[start]
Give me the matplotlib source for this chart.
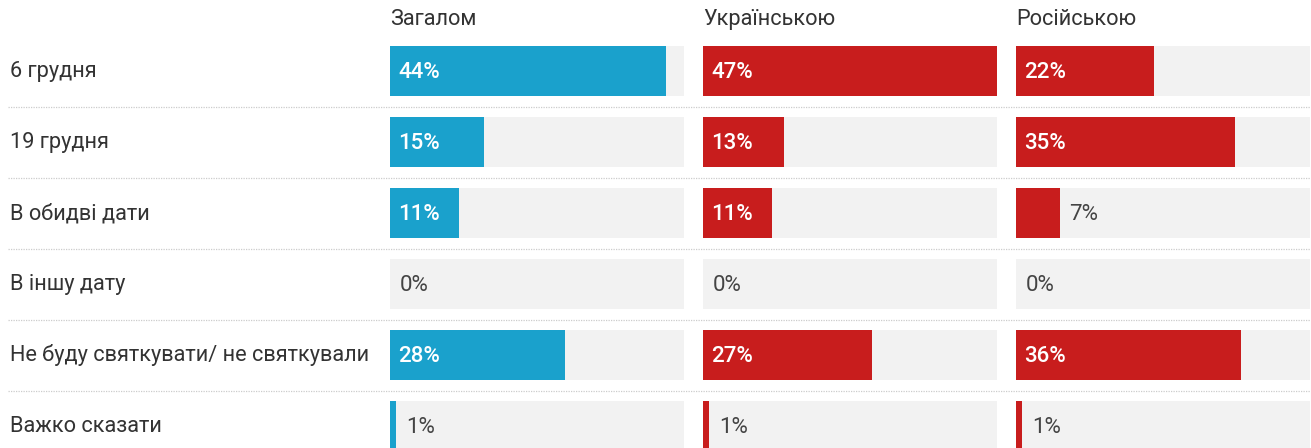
import matplotlib
matplotlib.use("Agg")
import matplotlib.pyplot as plt

categories = ["6 грудня", "19 грудня", "В обидві дати", "В іншу дату",
              "Не буду святкувати/ не святкували", "Важко сказати"]
groups = ["Загалом", "Українською", "Російською"]
total = [44, 15, 11, 0, 28, 1]
ukrainian = [47, 13, 11, 0, 27, 1]
russian = [22, 35, 7, 0, 36, 1]
series = [total, ukrainian, russian]
colors = ["#1aa1cc", "#c81d1d", "#c81d1d"]

W, H = 1311, 448
plt.rcParams['font.family'] = ['Roboto', 'DejaVu Sans']
fig = plt.figure(figsize=(W / 100, H / 100), dpi=100)

c0, step = 71.25, 71.0
ytop = (0 - c0) / step
ybot = (H - c0) / step
bar_h = 50 / step
fs = 15.7

# background axes for labels and separators
bg = fig.add_axes([0, 0, 1, 1])
bg.set_xlim(0, W)
bg.set_ylim(ybot, ytop)
bg.axis("off")
for i, cat in enumerate(categories):
    bg.text(10, i + 6 / step, cat, fontsize=fs, color="#333333",
            va="baseline", ha="left")
for i in range(len(categories) - 1):
    bg.hlines(i + 0.5, 8, W, colors="#cccccc", linestyles=(0, (1, 1)), linewidth=0.9)

lefts = [390, 703, 1016]
track_w = 294.3
vmax = max(max(s) for s in series)
for g, (name, vals, col, lx) in enumerate(zip(groups, series, colors, lefts)):
    ax = fig.add_axes([lx / W, 0, track_w / W, 1])
    ax.set_xlim(0, vmax)
    ax.set_ylim(ybot, ytop)
    ax.axis("off")
    ax.patch.set_alpha(0)
    ys = list(range(len(categories)))
    ax.barh(ys, [vmax] * len(vals), height=bar_h, left=0, color="#f2f2f2", zorder=1)
    ax.barh(ys, vals, height=bar_h, left=0, color=col, zorder=2)
    ax.text(0, (25 - c0) / step, name, fontsize=fs, color="#333333",
            va="baseline", ha="left")
    px_per = track_w / vmax
    for i, v in enumerate(vals):
        yb = i + 7 / step
        if v * px_per > 55:
            ax.annotate(f"{v}%", (0, yb), xytext=(5.8, 0), textcoords="offset points",
                        va="baseline", ha="left", color="white", fontsize=16,
                        fontweight="medium", zorder=3)
        else:
            ax.annotate(f"{v}%", (v, yb), xytext=(6.8, 0), textcoords="offset points",
                        va="baseline", ha="left", color="#444444", fontsize=16,
                        zorder=3)

fig.savefig("out.png", dpi=100)
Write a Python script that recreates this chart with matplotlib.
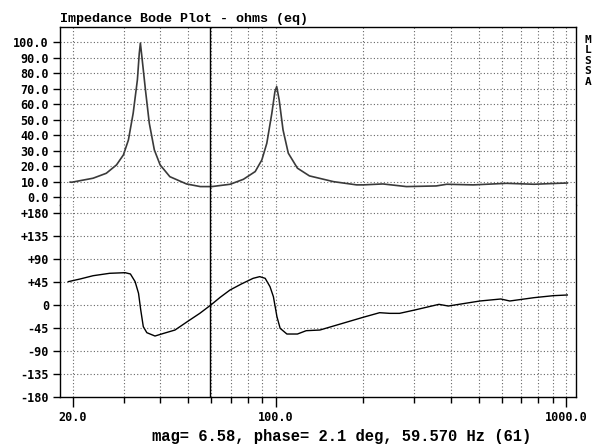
"""
Impedance Bode plot (MLSSA style)
"""

import matplotlib
matplotlib.use('Agg')
import matplotlib.pyplot as plt
from matplotlib.ticker import FixedLocator, FixedFormatter, NullFormatter

# magnitude curve, ohms
mag_freq = [19.6, 19.85, 23.5, 26.1, 28.3, 29.9, 31.1, 32.3, 33.4, 33.9, 34.2,
            34.6, 35.6, 36.7, 38.2, 40.0, 43.2, 49.3, 55.0, 57.7, 60.3, 69.7,
            77.4, 85, 89.6, 93.2, 97, 99.4, 100.8, 102.8, 106, 110.5, 118.8,
            130.7, 158, 190, 200, 234, 282, 357, 388, 479, 623, 776, 935, 1010]
mag_vals = [9.8, 9.7, 12.3, 15.5, 20.9, 27.4, 37, 54.3, 75.9, 93, 99.6,
            91, 69.4, 47.9, 30.6, 20.9, 13.3, 8.6, 6.9, 6.9, 6.9, 8.4,
            11.6, 16.6, 24.1, 34.9, 54.3, 68.3, 71.5, 62.9, 43.5, 28.5, 18.8,
            13.8, 10.1, 8.0, 8.0, 8.6, 6.9, 7.3, 8.4, 8.0, 9.0, 8.4, 9.0, 9.2]

# phase curve, degrees
ph_freq = [19.3, 21.2, 23.5, 26.8, 30.3, 31.6, 32.8, 33.7, 34.3, 35.0, 36.0,
           38.4, 41.2, 45, 50, 54.8, 59.8, 64.4, 69.6, 76.2, 83.6, 88.1, 92,
           95.6, 98.2, 101, 103.6, 109.3, 118.8, 127.4, 142, 200, 228, 247, 267,
           301, 365, 393, 505, 596, 640, 776, 905, 1010]
ph_vals = [45.5, 50.7, 57.1, 61.8, 63, 60.5, 45.5, 22.8, -9.8, -42.3, -54,
           -60.5, -55.2, -48.8, -31.2, -16.2, 0, 15, 29.2, 41, 52, 55.3, 52,
           35.7, 16.2, -22.8, -45.5, -56.6, -56.6, -50.1, -48.8, -24, -15, -16.3, -16.3,
           -9.8, 1.3, -2, 7.8, 11.7, 7.8, 14.3, 18.2, 19.5]

cursor_freq = 59.57
mag_ticks = [0, 10, 20, 30, 40, 50, 60, 70, 80, 90, 100]
mag_labels = ['%.1f' % v for v in mag_ticks]
ph_ticks = [-180, -135, -90, -45, 0, 45, 90, 135, 180]
ph_labels = ['-180', '-135', '-90', '-45', '0', '+45', '+90', '+135', '+180']
x_grid = [20, 30, 40, 50, 60, 70, 80, 90, 100, 200, 300, 400, 500, 600, 700, 800, 900, 1000]
x_major = [20, 100, 1000]
x_labels = ['20.0', '100.0', '1000.0']

W, H = 593, 448
fig = plt.figure(figsize=(W / 100, H / 100), dpi=100)

left = 60 / W
width = (576 - 60) / W
split = 1 - 205 / H
top = 1 - 27 / H
bottom = 1 - 397.3 / H

ax_m = fig.add_axes([left, split, width, top - split])
ax_p = fig.add_axes([left, bottom, width, split - bottom], sharex=ax_m)

tick_font = dict(family='DejaVu Sans Mono', weight='bold', size=8.5)
grid_kw = dict(color='#666666', linestyle=(0, (1, 2)), linewidth=0.8)

for ax in (ax_m, ax_p):
    ax.set_xscale('log')
    ax.set_xlim(18.08, 1082)
    for f in x_grid:
        ax.axvline(f, zorder=0, **grid_kw)
    ax.axvline(cursor_freq, color='black', linewidth=1.0, zorder=3)
    for s in ax.spines.values():
        s.set_linewidth(1.0)
    ax.tick_params(axis='y', direction='out', length=5, width=1, pad=3)

ax_m.spines['bottom'].set_visible(False)
ax_p.spines['top'].set_visible(False)

# magnitude
ax_m.set_ylim(-5, 110)
ax_m.plot(mag_freq, mag_vals, color='#3a3a3a', linewidth=1.2, zorder=2)
for v in mag_ticks:
    ax_m.axhline(v, zorder=0, **grid_kw)
ax_m.yaxis.set_major_locator(FixedLocator(mag_ticks))
ax_m.yaxis.set_major_formatter(FixedFormatter(mag_labels))
ax_m.tick_params(axis='x', which='both', bottom=False, labelbottom=False)

# phase
ax_p.set_ylim(-180, 195)
ax_p.plot(ph_freq, ph_vals, color='black', linewidth=1.0, zorder=2)
for v in ph_ticks[1:]:
    ax_p.axhline(v, zorder=0, **grid_kw)
ax_p.yaxis.set_major_locator(FixedLocator(ph_ticks))
ax_p.yaxis.set_major_formatter(FixedFormatter(ph_labels))

ax_p.xaxis.set_major_locator(FixedLocator(x_major))
ax_p.xaxis.set_major_formatter(FixedFormatter(x_labels))
ax_p.xaxis.set_minor_locator(FixedLocator([f for f in x_grid if f not in x_major]))
ax_p.xaxis.set_minor_formatter(NullFormatter())
ax_p.tick_params(axis='x', which='major', direction='out', length=7, width=1, pad=3)
ax_p.tick_params(axis='x', which='minor', direction='out', length=4, width=1)
for lab in ax_m.get_yticklabels() + ax_p.get_yticklabels() + ax_p.get_xticklabels():
    lab.set(**tick_font)

fig.text(60 / W, 1 - 22 / H, 'Impedance Bode Plot - ohms (eq)',
         family='Liberation Mono', weight='bold', size=9.6, va='baseline', ha='left')
fig.text(342 / W, 1 - 441 / H, 'mag= 6.58, phase= 2.1 deg, 59.570 Hz (61)',
         family='Liberation Mono', weight='bold', size=11.2, va='baseline', ha='center')
for i, ch in enumerate('MLSSA'):
    fig.text(588 / W, 1 - (43 + i * 10.4) / H, ch,
             family='DejaVu Sans Mono', weight='bold', size=8, va='baseline', ha='center')

fig.savefig('out.png', dpi=100)
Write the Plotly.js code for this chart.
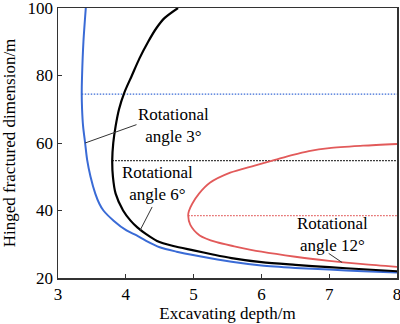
<!DOCTYPE html>
<html>
<head>
<meta charset="utf-8">
<script src="https://cdn.plot.ly/plotly-3.0.1.min.js"></script>
<style>html,body{margin:0;padding:0;background:#fff;}#chart{width:400px;height:324px;}</style>
</head>
<body>
<div id="chart"></div>
<script>
// Rotational angle 3° (blue)
const angle3X = [3.41, 3.375, 3.355, 3.35, 3.355, 3.37, 3.40, 3.43, 3.48, 3.55, 3.61, 3.67, 3.82, 4.01, 4.16, 4.30, 4.50, 4.75, 5.05, 5.56, 6.00, 6.50, 7.00, 7.50, 8.00];
const angle3Y = [100, 90, 80, 74.5, 70, 65, 60, 55, 50, 45, 42, 40, 37, 34.1, 32.6, 31.0, 29.1, 27.8, 26.6, 24.8, 23.7, 23.0, 22.5, 22.0, 21.6];
// Rotational angle 6° (black)
const angle6X = [4.77, 4.57, 4.45, 4.33, 4.20, 4.09, 3.98, 3.90, 3.85, 3.815, 3.80, 3.81, 3.85, 3.96, 4.07, 4.17, 4.30, 4.46, 4.70, 5.00, 5.30, 5.56, 6.00, 6.50, 7.00, 7.50, 8.00];
const angle6Y = [100, 97, 94, 90, 85, 80, 75, 70, 65, 60, 55, 50, 45, 40, 37, 35, 33, 31, 29.5, 28.2, 26.9, 25.9, 24.7, 23.9, 23.2, 22.6, 22.0];
// Rotational angle 12° (red)
const angle12X = [8.00, 7.50, 7.00, 6.70, 6.45, 6.20, 5.90, 5.54, 5.24, 5.08, 4.98, 4.93, 4.92, 4.95, 5.09, 5.34, 5.60, 6.00, 6.50, 7.00, 7.50, 8.00];
const angle12Y = [59.7, 59.2, 58.5, 57.6, 56.4, 55.0, 53.3, 51.2, 48.2, 45.0, 42.0, 39.8, 38.5, 35.8, 32.6, 30.6, 29.4, 27.8, 26.3, 25.1, 24.1, 23.3];
// dotted reference lines (extreme points)
const dot3X = [3.35, 8], dot3Y = [74.5, 74.5];
const dot6X = [3.80, 8], dot6Y = [54.8, 54.8];
const dot12X = [4.92, 8], dot12Y = [38.5, 38.5];
// ticks
const xTicks = [3, 4, 5, 6, 7, 8];
const yTicks = [20, 40, 60, 80, 100];
// labels
const labelTexts = ['Rotational<br>angle 3°', 'Rotational<br>angle 6°', 'Rotational<br>angle 12°'];
const labelX = [4.71, 4.47, 7.05];
const labelY = [65.3, 47.9, 32.9];
const leaderHeadX = [3.40, 4.21, 7.19], leaderHeadY = [60, 34.1, 24.6];
const leaderTailX = [4.18, 4.40, 6.97], leaderTailY = [65.6, 41.5, 27.6];

const FONT = 'Liberation Serif';
const BLUE = '#3a6bd6', BLACK = '#000000', RED = '#e25a5a';
const DOT = '1.5px,1.5px';

const traces = [
  {x: dot3X, y: dot3Y, mode: 'lines', line: {color: BLUE, width: 1.3, dash: DOT}},
  {x: dot6X, y: dot6Y, mode: 'lines', line: {color: BLACK, width: 1.3, dash: DOT}},
  {x: dot12X, y: dot12Y, mode: 'lines', line: {color: RED, width: 1.3, dash: DOT}},
  {x: angle3X, y: angle3Y, mode: 'lines', line: {color: BLUE, width: 2, shape: 'spline', smoothing: 0.8}},
  {x: angle6X, y: angle6Y, mode: 'lines', line: {color: BLACK, width: 2.2, shape: 'spline', smoothing: 0.8}},
  {x: angle12X, y: angle12Y, mode: 'lines', line: {color: RED, width: 1.8, shape: 'spline', smoothing: 0.8}}
];

const annotations = [];
labelTexts.forEach((t, i) => {
  annotations.push({x: labelX[i], y: labelY[i], xref: 'x', yref: 'y', text: t, showarrow: false,
    font: {family: FONT, size: 17, color: '#000'}, xanchor: 'center', yanchor: 'middle', align: 'center'});
  annotations.push({x: leaderHeadX[i], y: leaderHeadY[i], ax: leaderTailX[i], ay: leaderTailY[i], xref: 'x', yref: 'y',
    axref: 'x', ayref: 'y', text: '', showarrow: true, arrowhead: 0, arrowwidth: 1, arrowcolor: '#333',
    standoff: 0, startstandoff: 0});
});

const layout = {
  width: 400, height: 324,
  margin: {l: 58, r: 3, t: 8, b: 46, pad: 0},
  paper_bgcolor: '#fff', plot_bgcolor: '#fff',
  showlegend: false,
  font: {family: FONT, size: 17, color: '#000'},
  xaxis: {
    range: [3, 8], tickvals: xTicks, ticktext: xTicks.map(String),
    ticks: 'inside', ticklen: 4, tickwidth: 1, tickcolor: '#333',
    showline: true, linecolor: '#333', linewidth: 1.5, mirror: true,
    showgrid: false, zeroline: false, ticklabeloverflow: 'allow',
    tickfont: {family: FONT, size: 17, color: '#000'},
    title: {text: 'Excavating depth/m', font: {family: FONT, size: 17, color: '#000'}, standoff: 0}
  },
  yaxis: {
    range: [20, 100], tickvals: yTicks, ticktext: yTicks.map(String),
    ticks: 'inside', ticklen: 4, tickwidth: 1, tickcolor: '#333',
    showline: true, linecolor: '#333', linewidth: 1.5, mirror: true,
    showgrid: false, zeroline: false, ticklabeloverflow: 'allow',
    tickfont: {family: FONT, size: 17, color: '#000'},
    title: {text: 'Hinged fractured dimension/m', font: {family: FONT, size: 17, color: '#000'}, standoff: 10}
  },
  annotations: annotations
};

Plotly.newPlot('chart', traces, layout, {staticPlot: true, displayModeBar: false});
</script>
</body>
</html>
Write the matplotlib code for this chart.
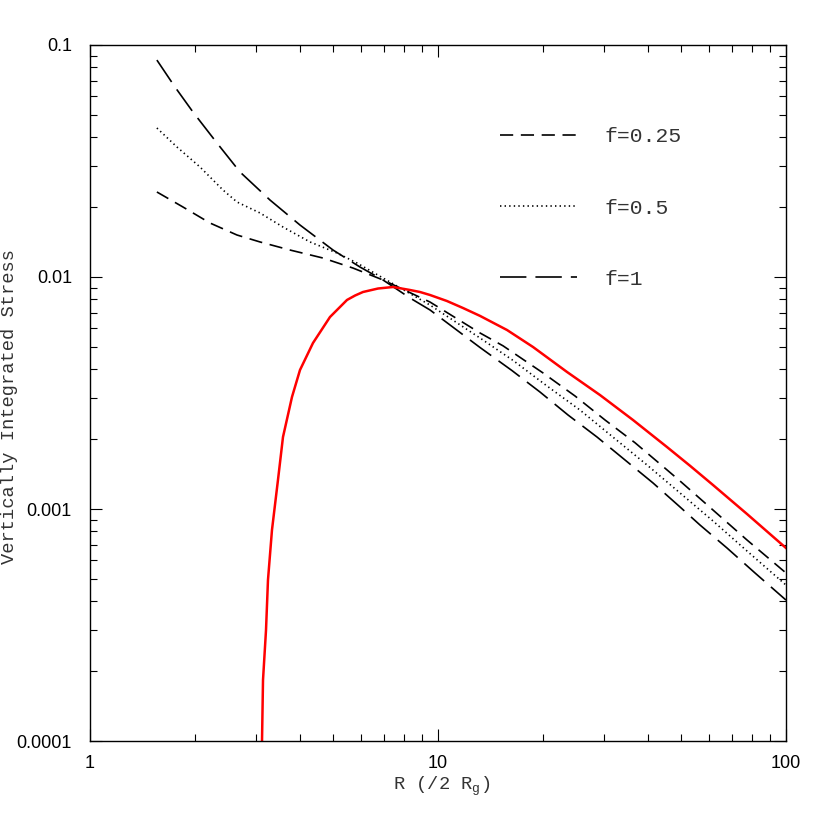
"""Vertically integrated stress against radius, for f = 0.25, 0.5 and 1."""
import matplotlib
matplotlib.use("Agg")
import matplotlib.pyplot as plt
from matplotlib.ticker import FixedLocator, FixedFormatter, LogLocator, NullFormatter


# f = 0.25 (short dashes)
r_f025 = [1.557, 1.850, 2.212, 2.645, 3.080, 3.756, 4.673, 5.697, 6.950, 9.485,
          13.20, 15.38, 20.03, 24.76, 30.19, 36.83, 45.20, 49.61, 61.69, 77.27, 100.0]
stress_f025 = [0.02325, 0.02003, 0.01709, 0.01517, 0.01416, 0.01307, 0.01207, 0.01093,
               0.00971, 0.00780, 0.00574, 0.00505, 0.00386, 0.00307, 0.00242, 0.00193,
               0.001487, 0.00132, 0.000990, 0.000735, 0.000530]

# f = 0.5 (dotted)
r_f05 = [1.557, 1.778, 2.071, 2.411, 2.645, 3.080, 3.586, 4.287, 5.127, 5.851, 6.950,
         9.485, 13.20, 16.43, 20.57, 25.59, 31.84, 39.87, 49.61, 61.69, 77.27, 100.0]
stress_f05 = [0.04387, 0.03633, 0.02979, 0.02371, 0.02105, 0.01888, 0.01642, 0.01416,
              0.01269, 0.01149, 0.00990, 0.00757, 0.00546, 0.00437, 0.00339, 0.00267,
              0.00204, 0.001548, 0.001172, 0.000888, 0.000659, 0.000470]

# f = 1 (long dashes)
r_f1 = [1.557, 1.755, 1.977, 2.317, 2.698, 3.290, 4.013, 4.993, 5.969, 6.950, 8.308,
        9.485, 13.20, 16.32, 19.64, 23.64, 28.64, 34.46, 41.48, 49.61, 56.61, 67.69,
        81.46, 100.0]
stress_f1 = [0.0861, 0.0659, 0.0514, 0.0378, 0.02836, 0.02147, 0.01675, 0.01307, 0.01104,
             0.00971, 0.00812, 0.00721, 0.00497, 0.00395, 0.003193, 0.002542, 0.002043,
             0.001627, 0.001295, 0.001020, 0.000853, 0.000679, 0.000530, 0.000405]

# red curve
r_red = [3.121, 3.142, 3.205, 3.247, 3.334, 3.469, 3.586, 3.806, 4.013, 4.373, 4.894,
         5.477, 5.776, 6.088, 6.725, 7.427, 8.308, 8.878, 9.485, 10.61, 11.80, 13.20,
         15.79, 18.75, 23.49, 29.21, 36.34, 45.50, 52.99, 61.69, 77.27, 100.0]
stress_red = [9.9e-5, 1.832e-4, 3.009e-4, 4.943e-4, 8.118e-4, 1.334e-3, 2.043e-3, 3.040e-3,
              3.973e-3, 5.194e-3, 6.723e-3, 7.962e-3, 8.32e-3, 8.617e-3, 8.92e-3, 9.055e-3,
              8.79e-3, 8.617e-3, 8.365e-3, 7.88e-3, 7.351e-3, 6.80e-3, 5.909e-3, 4.993e-3,
              3.895e-3, 3.099e-3, 2.419e-3, 1.850e-3, 1.536e-3, 1.269e-3, 9.515e-4, 6.79e-4]

x_ticks = [1, 10, 100]
x_tick_labels = ["1", "10", "100"]
y_ticks = [1e-4, 1e-3, 1e-2, 1e-1]
y_tick_labels = ["0.0001", "0.001", "0.01", "0.1"]
legend_labels = ["f=0.25", "f=0.5", "f=1"]

LABEL_FONT = "Liberation Mono"
TICK_FONT = "Liberation Sans"
TEXT_COLOR = "#333333"


def build_figure():
    """Draw the four curves on log-log axes."""
    plt.rcParams["lines.scale_dashes"] = False
    plt.rcParams["mathtext.fontset"] = "custom"
    plt.rcParams["mathtext.rm"] = LABEL_FONT

    fig = plt.figure(figsize=(8.3, 8.3), dpi=100)
    ax = fig.add_axes([0.1084, 0.1072, 0.8386, 0.8386])

    l1, = ax.plot(r_f025, stress_f025, color="black", linewidth=1.2, dashes=(9.5, 5.5))
    l2, = ax.plot(r_f05, stress_f05, color="black", linewidth=1.2, dashes=(1.0, 2.3))
    l3, = ax.plot(r_f1, stress_f1, color="black", linewidth=1.2, dashes=(19, 6.5))
    ax.plot(r_red, stress_red, color="#ff0000", linewidth=1.8)

    ax.set_xscale("log")
    ax.set_yscale("log")
    ax.set_xlim(1, 100)
    ax.set_ylim(1e-4, 0.1)

    ax.xaxis.set_major_locator(FixedLocator(x_ticks))
    ax.xaxis.set_major_formatter(FixedFormatter(x_tick_labels))
    ax.yaxis.set_major_locator(FixedLocator(y_ticks))
    ax.yaxis.set_major_formatter(FixedFormatter(y_tick_labels))
    ax.xaxis.set_minor_locator(LogLocator(base=10, subs=range(2, 10)))
    ax.yaxis.set_minor_locator(LogLocator(base=10, subs=range(2, 10)))
    ax.xaxis.set_minor_formatter(NullFormatter())
    ax.yaxis.set_minor_formatter(NullFormatter())

    ax.tick_params(which="both", direction="in", top=True, right=True, width=0.8)
    ax.tick_params(which="major", length=8.5, labelsize=13,
                   labelfontfamily=TICK_FONT)
    ax.tick_params(which="minor", length=5)
    ax.tick_params(axis="x", which="major", pad=10)
    ax.tick_params(axis="y", which="major", pad=13)
    for spine in ax.spines.values():
        spine.set_linewidth(1.0)

    fig.text(442 / 830, 1 - 786 / 830, r"R (/2 R$_{\rm g}$)", family=LABEL_FONT,
             fontsize=13.5, color=TEXT_COLOR, ha="center", va="center")
    fig.text(10 / 830, 1 - 406 / 830, "Vertically Integrated Stress", family=LABEL_FONT,
             fontsize=13.5, color=TEXT_COLOR, ha="center", va="center", rotation=90)

    leg = ax.legend([l1, l2, l3], legend_labels, loc="upper left",
                    bbox_to_anchor=(0.589, 0.882), frameon=False, borderpad=0,
                    borderaxespad=0, handlelength=3.6, handletextpad=1.3,
                    labelspacing=2.45, prop={"family": LABEL_FONT, "size": 15.4})
    for text in leg.get_texts():
        text.set_color(TEXT_COLOR)

    plt.savefig("out.png", dpi=100)


if __name__ == "__main__":
    build_figure()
[end]
### Aim of the task
Make an exact copy of the lines from the one that contains "Write a Python" through the one that contains "8.4, 9.0, 9.2]", both included, and no other lines. Pictures are skipped.

### Problem solution
Write a Python script that recreates this chart with matplotlib.
"""
Impedance Bode plot (MLSSA style)
"""

import matplotlib
matplotlib.use('Agg')
import matplotlib.pyplot as plt
from matplotlib.ticker import FixedLocator, FixedFormatter, NullFormatter

# magnitude curve, ohms
mag_freq = [19.6, 19.85, 23.5, 26.1, 28.3, 29.9, 31.1, 32.3, 33.4, 33.9, 34.2,
            34.6, 35.6, 36.7, 38.2, 40.0, 43.2, 49.3, 55.0, 57.7, 60.3, 69.7,
            77.4, 85, 89.6, 93.2, 97, 99.4, 100.8, 102.8, 106, 110.5, 118.8,
            130.7, 158, 190, 200, 234, 282, 357, 388, 479, 623, 776, 935, 1010]
mag_vals = [9.8, 9.7, 12.3, 15.5, 20.9, 27.4, 37, 54.3, 75.9, 93, 99.6,
            91, 69.4, 47.9, 30.6, 20.9, 13.3, 8.6, 6.9, 6.9, 6.9, 8.4,
            11.6, 16.6, 24.1, 34.9, 54.3, 68.3, 71.5, 62.9, 43.5, 28.5, 18.8,
            13.8, 10.1, 8.0, 8.0, 8.6, 6.9, 7.3, 8.4, 8.0, 9.0, 8.4, 9.0, 9.2]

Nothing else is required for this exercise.